Lovemobil: Ein intimer Blick auf das Leben am Rande der Autobahn
Lovemobil, ein Dokumentarfilm aus dem Jahr 2019 von Elke Margarete Lehrenkrauss, entführt uns in eine verborgene Welt entlang deutscher Autobahnen. Fernab vom glitzernden Schein der Großstädte und dem Komfort unserer Alltagswelt, enthüllt der Film das Leben von Prostituierten, die in Wohnwagen, den sogenannten Lovemobilen, ihrem Gewerbe nachgehen. Es ist eine schonungslose, aber auch einfühlsame Reise, die tief unter die Oberfläche dringt und uns mit den Hoffnungen, Träumen und Kämpfen dieser Frauen konfrontiert.
Die Protagonistinnen: Zwischen Geschäft und Sehnsucht
Im Zentrum von Lovemobil stehen zwei Frauen: Milena, eine Bulgarin mittleren Alters, und Rita, eine Nigerianerin, die erst seit kurzem in Deutschland ist. Beide Frauen arbeiten in Lovemobilen, die von einer älteren deutschen Frau namens Uschi vermietet werden. Uschi ist eine faszinierende Figur, die nicht nur Vermieterin, sondern auch eine Art Mutterfigur für die Frauen ist. Sie kümmert sich um ihre Bedürfnisse, bietet ihnen ein offenes Ohr und versucht, ihnen in ihrem harten Alltag beizustehen.

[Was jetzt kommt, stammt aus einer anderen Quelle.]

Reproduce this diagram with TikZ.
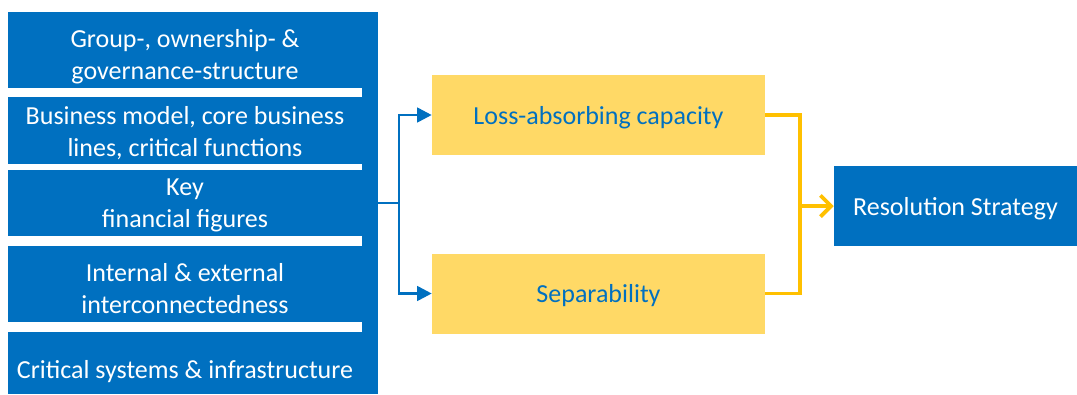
\documentclass[tikz,border=0pt]{standalone}
\usepackage{fontspec}
\setmainfont{Carlito}
\usetikzlibrary{arrows.meta}
\definecolor{ecbblue}{HTML}{0070C0}
\definecolor{paleyellow}{HTML}{FFD966}
\definecolor{goldline}{HTML}{FFC000}
\newcommand{\droptext}[2]{\raisebox{-#1}[\height][\depth]{\begin{tabular}{@{}c@{}}#2\end{tabular}}}
\tikzset{
  srcbox/.style={rectangle,fill=ecbblue,text=white,align=center,inner sep=0pt,
    minimum width=265.5pt,font=\fontsize{19.5}{24}\selectfont},
  pillar/.style={rectangle,fill=paleyellow,text=ecbblue,inner sep=0pt,
    minimum width=249.75pt,minimum height=60pt,font=\fontsize{19.5}{24}\selectfont},
  goal/.style={rectangle,fill=ecbblue,text=white,inner sep=0pt,
    minimum width=182.25pt,minimum height=60pt,font=\fontsize{19.5}{24}\selectfont},
  feed/.style={draw=ecbblue,line width=2pt,-{Triangle[length=11pt,width=11pt]}},
  merge/.style={draw=goldline,line width=2.8pt}
}
\begin{document}
\begin{tikzpicture}[x=0.75pt,y=-0.75pt]

        \fill[white] (0,0) rectangle (1077,394);
        \useasboundingbox (0,0) rectangle (1077,394);

        \begin{scope}[every node/.style={srcbox}]
          \node[minimum height=57pt]    (grp)  at (185,50)    {\droptext{5.5pt}{Group-, ownership- \&\\governance-structure}};
          \node[minimum height=50.25pt] (bus)  at (185,130.5) {\droptext{2.5pt}{Business model, core business\\lines, critical functions}};
          \node[minimum height=49.5pt]  (fig)  at (185,203)   {\droptext{1.5pt}{Key\\financial figures}};
          \node[minimum height=57pt]    (ic)   at (185,284)   {\droptext{5.5pt}{Internal \& external\\interconnectedness}};
          \node[minimum height=46.5pt]  (sys)  at (185,363)   {\droptext{6.5pt}{Critical systems \& infrastructure}};
          \node[minimum width=12pt,minimum height=286.5pt] (spine) at (370,203) {};
        \end{scope}

        \node[pillar] (lac) at (598.5,115)   {\droptext{2pt}{Loss-absorbing capacity}};
        \node[pillar] (sep) at (598.5,293.5) {\droptext{2pt}{Separability}};
        \node[goal]   (res) at (955.5,206)   {\droptext{2pt}{Resolution Strategy}};

        \coordinate (split) at (399,203);
        \coordinate (join)  at (800,206);

        \draw[draw=ecbblue,line width=2pt] (spine.east) -- (split);
        \draw[feed] (split) |- (lac.west);
        \draw[feed] (split) |- (sep.west);

        \draw[merge] (lac.east) -| (join) |- (sep.east);
        \draw[merge,-{Straight Barb[length=8pt,width=16pt]}] (join) -- (res.west);

      \end{tikzpicture}
\end{document}
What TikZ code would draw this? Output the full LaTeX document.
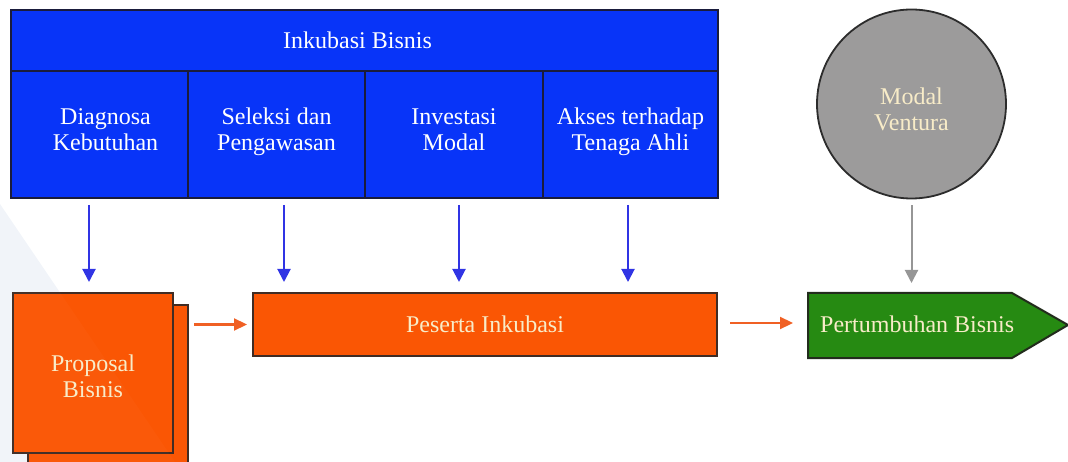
\documentclass[tikz,border=0pt]{standalone}
\usepackage{fontspec}
\setmainfont{Liberation Serif}
\usetikzlibrary{arrows.meta}
\definecolor{boxblue}{RGB}{8,52,248}
\definecolor{edgenavy}{RGB}{26,28,60}
\definecolor{boxorange}{RGB}{250,86,4}
\definecolor{edgebrown}{RGB}{64,44,36}
\definecolor{boxgreen}{RGB}{38,138,18}
\definecolor{edgegreen}{RGB}{34,44,28}
\definecolor{discgray}{RGB}{156,155,155}
\definecolor{edgegray}{RGB}{44,44,44}
\definecolor{arrowblue}{RGB}{48,52,228}
\definecolor{arroworange}{RGB}{240,96,36}
\definecolor{arrowgray}{RGB}{150,150,150}
\definecolor{cream}{RGB}{248,236,200}
\definecolor{paleblue}{RGB}{241,244,249}
\tikzset{
  bluecell/.style={draw=edgenavy, line width=2pt, fill=boxblue, text=white,
    align=center, inner sep=0pt},
  orangebox/.style={draw=edgebrown, line width=2pt, fill=boxorange, text=cream,
    align=center, inner sep=0pt},
  bluearrow/.style={draw=arrowblue, line width=2pt,
    -{Triangle[length=13pt,width=13pt]}, shorten <=6pt, shorten >=10pt},
  orangearrow/.style={draw=arroworange, line width=2.2pt,
    -{Triangle[length=13pt,width=12pt]}},
  grayarrow/.style={draw=arrowgray, line width=2pt,
    -{Triangle[length=13pt,width=13pt]}, shorten <=6pt, shorten >=10pt},
}
\begin{document}
\begin{tikzpicture}[x=1pt, y=-1pt, font=\fontsize{24}{26}\selectfont]
\useasboundingbox (0,0) rectangle (1068,462);
% pale backdrop wedge at the lower left
\fill[paleblue] (0,204) -- (175,462) -- (0,462) -- cycle;

% programme header and its four services
\node[bluecell, minimum width=707, minimum height=61] (head) at (364.5,40.5) {\hspace*{-14pt}Inkubasi Bisnis};
\node[bluecell, minimum width=177, minimum height=127] (diag) at (99.5,134.5) {\hspace*{12pt}Diagnosa\\\hspace*{12pt}Kebutuhan\\[-16pt]};
\node[bluecell, minimum width=177, minimum height=127] (sel) at (276.5,134.5) {Seleksi dan\\Pengawasan\\[-16pt]};
\node[bluecell, minimum width=178, minimum height=127] (inv) at (454,134.5) {Investasi\\Modal\\[-16pt]};
\node[bluecell, minimum width=175, minimum height=127] (akses) at (630.5,134.5) {Akses terhadap\\Tenaga Ahli\\[-16pt]};

% venture capital disc
\node[circle, draw=edgegray, line width=1.8pt, fill=discgray, text=cream,
  minimum size=189, inner sep=0pt, align=center] (vc) at (911.5,104) {\\[2pt]Modal\\Ventura};

% stacked proposal sheets
\node[orangebox, minimum width=160, minimum height=161] (propback) at (108,385.5) {};
\node[orangebox, minimum width=160, minimum height=160] (prop) at (93,373) {Proposal\\Bisnis\\[-33pt]};

% incubatee bar
\node[orangebox, minimum width=464, minimum height=63] (peserta) at (485,324.5) {Peserta Inkubasi};

% growth arrow shape
\fill[boxgreen, draw=edgegreen, line width=2pt]
  (808,293) -- (1012,293) -- (1068,325) -- (1012,358) -- (808,358) -- cycle;
\coordinate (growin) at (808,323);
\coordinate (growtop) at (911.5,293);
\node[text=cream, anchor=west, inner sep=0pt] (grow) at (820,324) {Pertumbuhan Bisnis};

% faint sheen of the backdrop across the proposal sheets
\fill[white, opacity=0.025] (0,204) -- (175,462) -- (0,462) -- cycle;

% connectors
\draw[bluearrow] ([xshift=-10.5pt]diag.south) -- ([xshift=-10.5pt]diag.south |- prop.north);
\draw[bluearrow] ([xshift=7.5pt]sel.south) -- ([xshift=7.5pt]sel.south |- peserta.north);
\draw[bluearrow] ([xshift=5pt]inv.south) -- ([xshift=5pt]inv.south |- peserta.north);
\draw[bluearrow] ([xshift=-2.5pt]akses.south) -- ([xshift=-2.5pt]akses.south |- peserta.north);
\draw[grayarrow] (vc.south) -- (growtop);
\draw[orangearrow] ([xshift=5pt]propback.east |- peserta.west) -- ([xshift=-5pt]peserta.west);
\draw[orangearrow] ([xshift=12pt]peserta.east |- growin) -- ([xshift=-15pt]growin);
\end{tikzpicture}
\end{document}
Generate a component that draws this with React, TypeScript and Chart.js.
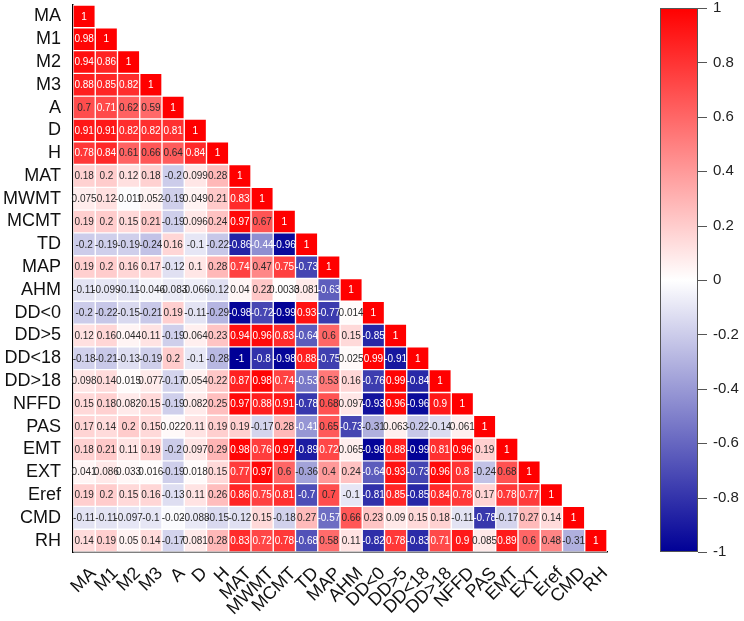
import React, { useEffect, useRef } from "react";
import { Chart, registerables } from "chart.js";

Chart.register(...registerables);

const varNames = ["MA", "M1", "M2", "M3", "A", "D", "H", "MAT", "MWMT", "MCMT", "TD", "MAP", "AHM", "DD<0", "DD>5", "DD<18", "DD>18", "NFFD", "PAS", "EMT", "EXT", "Eref", "CMD", "RH"];

const rMA = [1];
const rM1 = [0.98, 1];
const rM2 = [0.94, 0.86, 1];
const rM3 = [0.88, 0.85, 0.82, 1];
const rA = [0.7, 0.71, 0.62, 0.59, 1];
const rD = [0.91, 0.91, 0.82, 0.82, 0.81, 1];
const rH = [0.78, 0.84, 0.61, 0.66, 0.64, 0.84, 1];
const rMAT = [0.18, 0.2, 0.12, 0.18, -0.2, 0.099, 0.28, 1];
const rMWMT = [0.075, 0.12, -0.011, 0.052, -0.19, 0.049, 0.21, 0.83, 1];
const rMCMT = [0.19, 0.2, 0.15, 0.21, -0.19, 0.096, 0.24, 0.97, 0.67, 1];
const rTD = [-0.2, -0.19, -0.19, -0.24, 0.16, -0.1, -0.22, -0.86, -0.44, -0.96, 1];
const rMAP = [0.19, 0.2, 0.16, 0.17, -0.12, 0.1, 0.28, 0.74, 0.47, 0.75, -0.73, 1];
const rAHM = [-0.11, -0.099, -0.11, -0.046, -0.083, -0.066, -0.12, 0.04, 0.22, 0.0033, 0.081, -0.63, 1];
const rDDlt0 = [-0.2, -0.22, -0.15, -0.21, 0.19, -0.11, -0.29, -0.98, -0.72, -0.99, 0.93, -0.77, 0.014, 1];
const rDDgt5 = [0.12, 0.16, 0.044, 0.11, -0.19, 0.064, 0.23, 0.94, 0.96, 0.83, -0.64, 0.6, 0.15, -0.85, 1];
const rDDlt18 = [-0.18, -0.21, -0.13, -0.19, 0.2, -0.1, -0.28, -1, -0.8, -0.98, 0.88, -0.75, 0.025, 0.99, -0.91, 1];
const rDDgt18 = [0.098, 0.14, 0.015, 0.077, -0.17, 0.054, 0.22, 0.87, 0.98, 0.74, -0.53, 0.53, 0.16, -0.76, 0.99, -0.84, 1];
const rNFFD = [0.15, 0.18, 0.082, 0.15, -0.19, 0.082, 0.25, 0.97, 0.88, 0.91, -0.78, 0.68, 0.097, -0.93, 0.96, -0.96, 0.9, 1];
const rPAS = [0.17, 0.14, 0.2, 0.15, 0.022, 0.11, 0.19, 0.19, -0.17, 0.28, -0.41, 0.65, -0.73, -0.31, 0.063, -0.22, -0.14, 0.061, 1];
const rEMT = [0.18, 0.21, 0.11, 0.19, -0.2, 0.097, 0.29, 0.98, 0.76, 0.97, -0.89, 0.72, 0.065, -0.98, 0.88, -0.99, 0.81, 0.96, 0.19, 1];
const rEXT = [0.041, 0.086, 0.033, 0.016, -0.19, 0.018, 0.15, 0.77, 0.97, 0.6, -0.36, 0.4, 0.24, -0.64, 0.93, -0.73, 0.96, 0.8, -0.24, 0.68, 1];
const rEref = [0.19, 0.2, 0.15, 0.16, -0.13, 0.11, 0.26, 0.86, 0.75, 0.81, -0.7, 0.7, -0.1, -0.81, 0.85, -0.85, 0.84, 0.78, 0.17, 0.78, 0.77, 1];
const rCMD = [-0.11, -0.11, -0.097, -0.1, -0.02, -0.088, -0.15, -0.12, 0.15, -0.18, 0.27, -0.57, 0.66, 0.23, 0.09, 0.15, 0.18, -0.11, -0.78, -0.17, 0.27, 0.14, 1];
const rRH = [0.14, 0.19, 0.05, 0.14, -0.17, 0.081, 0.28, 0.83, 0.72, 0.78, -0.68, 0.58, 0.11, -0.82, 0.78, -0.83, 0.71, 0.9, 0.085, 0.89, 0.6, 0.48, -0.31, 1];

const matrixRows = [rMA, rM1, rM2, rM3, rA, rD, rH, rMAT, rMWMT, rMCMT, rTD, rMAP, rAHM, rDDlt0, rDDgt5, rDDlt18, rDDgt18, rNFFD, rPAS, rEMT, rEXT, rEref, rCMD, rRH];

const colorbarTicks = [1, 0.8, 0.6, 0.4, 0.2, 0, -0.2, -0.4, -0.6, -0.8, -1];

const FONT = 'Arial, "Liberation Sans", sans-serif';

function cellColor(v: number): string {
  if (v >= 0) {
    const g = Math.round(255 * (1 - v));
    return `rgb(255,${g},${g})`;
  }
  const t = -v;
  const rg = Math.round(255 * (1 - t));
  const b = Math.round(255 - 105 * t);
  return `rgb(${rg},${rg},${b})`;
}

function textColor(v: number): string {
  if (v > 0.705 || v < -0.405) return "#ffffff";
  return "#2a2a2a";
}

const valueLabelPlugin = {
  id: "valueLabels",
  afterDatasetsDraw(chart: any) {
    const ctx = chart.ctx;
    ctx.save();
    ctx.font = `10px ${FONT}`;
    ctx.textAlign = "center";
    ctx.textBaseline = "middle";
    chart.data.datasets.forEach((ds: any, di: number) => {
      const meta = chart.getDatasetMeta(di);
      const row = matrixRows[di];
      meta.data.forEach((el: any, ci: number) => {
        if (ci >= row.length) return;
        const v = row[ci];
        const cy = (el.y + el.base) / 2;
        ctx.fillStyle = textColor(v);
        ctx.fillText(String(v), el.x, cy + 0.5);
      });
    });
    ctx.restore();
  },
};

const colorbarPlugin = {
  id: "colorbar",
  afterDraw(chart: any) {
    const ctx = chart.ctx;
    const x0 = 660, x1 = 698, y0 = 8, y1 = 552;
    ctx.save();
    const grad = ctx.createLinearGradient(0, y0, 0, y1);
    grad.addColorStop(0, cellColor(1));
    grad.addColorStop(0.25, cellColor(0.5));
    grad.addColorStop(0.5, cellColor(0));
    grad.addColorStop(0.75, cellColor(-0.5));
    grad.addColorStop(1, cellColor(-1));
    ctx.fillStyle = grad;
    ctx.fillRect(x0, y0, x1 - x0, y1 - y0);
    ctx.strokeStyle = "#555";
    ctx.lineWidth = 1;
    ctx.strokeRect(x0 + 0.5, y0 + 0.5, x1 - x0 - 1, y1 - y0 - 1);
    ctx.font = `15px ${FONT}`;
    ctx.fillStyle = "#222";
    ctx.textAlign = "left";
    ctx.textBaseline = "middle";
    colorbarTicks.forEach((t) => {
      const y = y0 + ((1 - t) / 2) * (y1 - y0);
      ctx.beginPath();
      ctx.moveTo(x1, Math.round(y) + 0.5);
      ctx.lineTo(x1 + 9, Math.round(y) + 0.5);
      ctx.stroke();
      ctx.fillText(String(t), x1 + 15, y);
    });
    ctx.restore();
  },
};

export default function App() {
  const canvasRef = useRef<HTMLCanvasElement | null>(null);

  useEffect(() => {
    if (!canvasRef.current) return;
    const n = varNames.length;
    const datasets = matrixRows.map((row, ri) => {
      const data: any[] = [];
      const colors: string[] = [];
      for (let c = 0; c < n; c++) {
        if (c < row.length) {
          data.push([ri + 0.5, ri + 1.5]);
          colors.push(cellColor(row[c]));
        } else {
          data.push(null);
          colors.push("rgba(0,0,0,0)");
        }
      }
      return {
        label: varNames[ri],
        data,
        backgroundColor: colors,
        borderColor: "rgba(255,255,255,0.75)",
        borderWidth: 1,
        borderSkipped: false,
        grouped: false,
        barPercentage: 1,
        categoryPercentage: 1,
      };
    });

    const chart = new Chart(canvasRef.current, {
      type: "bar",
      data: { labels: varNames, datasets },
      options: {
        animation: false,
        responsive: true,
        maintainAspectRatio: false,
        layout: { padding: { left: 0, top: 5, right: 137, bottom: 0 } },
        plugins: { legend: { display: false }, tooltip: { enabled: false } },
        scales: {
          x: {
            type: "category",
            offset: true,
            grid: { display: false, drawTicks: false },
            border: { display: true, color: "#000", width: 1.5 },
            ticks: {
              autoSkip: false,
              maxRotation: 45,
              minRotation: 45,
              padding: 11,
              labelOffset: 9,
              color: "#111",
              font: { size: 18, family: FONT },
            },
            afterFit: (s: any) => {
              s.height = 69;
              s.paddingLeft = 0;
              s.paddingRight = 0;
            },
          },
          y: {
            type: "linear",
            reverse: true,
            min: 0.5,
            max: 24.5,
            grid: { display: false, drawTicks: false },
            border: { display: true, color: "#000", width: 1.5 },
            afterBuildTicks: (s: any) => {
              s.ticks = varNames.map((_, i) => ({ value: i + 1 }));
            },
            ticks: {
              autoSkip: false,
              padding: 12,
              color: "#111",
              font: { size: 18, family: FONT },
              callback: (v: any) => varNames[Math.round(v) - 1] ?? "",
            },
            afterFit: (s: any) => {
              s.width = 73;
              s.paddingTop = 0;
              s.paddingBottom = 0;
            },
          },
        },
      } as any,
      plugins: [valueLabelPlugin, colorbarPlugin],
    });
    return () => chart.destroy();
  }, []);

  return (
    <div style={{ position: "absolute", left: 0, top: 0, width: 744, height: 621, background: "#fff" }}>
      <canvas ref={canvasRef} />
    </div>
  );
}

Milena ist eine erfahrene Prostituierte, die seit vielen Jahren in Deutschland arbeitet. Sie ist pragmatisch und abgeklärt, aber man spürt, dass unter ihrer rauen Schale eine tiefe Sehnsucht nach einem besseren Leben verborgen liegt. Sie träumt davon, eines Tages nach Bulgarien zurückzukehren und ihren Kindern eine bessere Zukunft zu ermöglichen. Rita hingegen ist neu im Geschäft und noch voller Unsicherheit. Sie ist auf der Suche nach einem Weg, ihren Lebensunterhalt zu verdienen und sich in einem fremden Land zurechtzufinden. Ihre Naivität und ihr Optimismus stehen in starkem Kontrast zu Milenas abgeklärter Haltung.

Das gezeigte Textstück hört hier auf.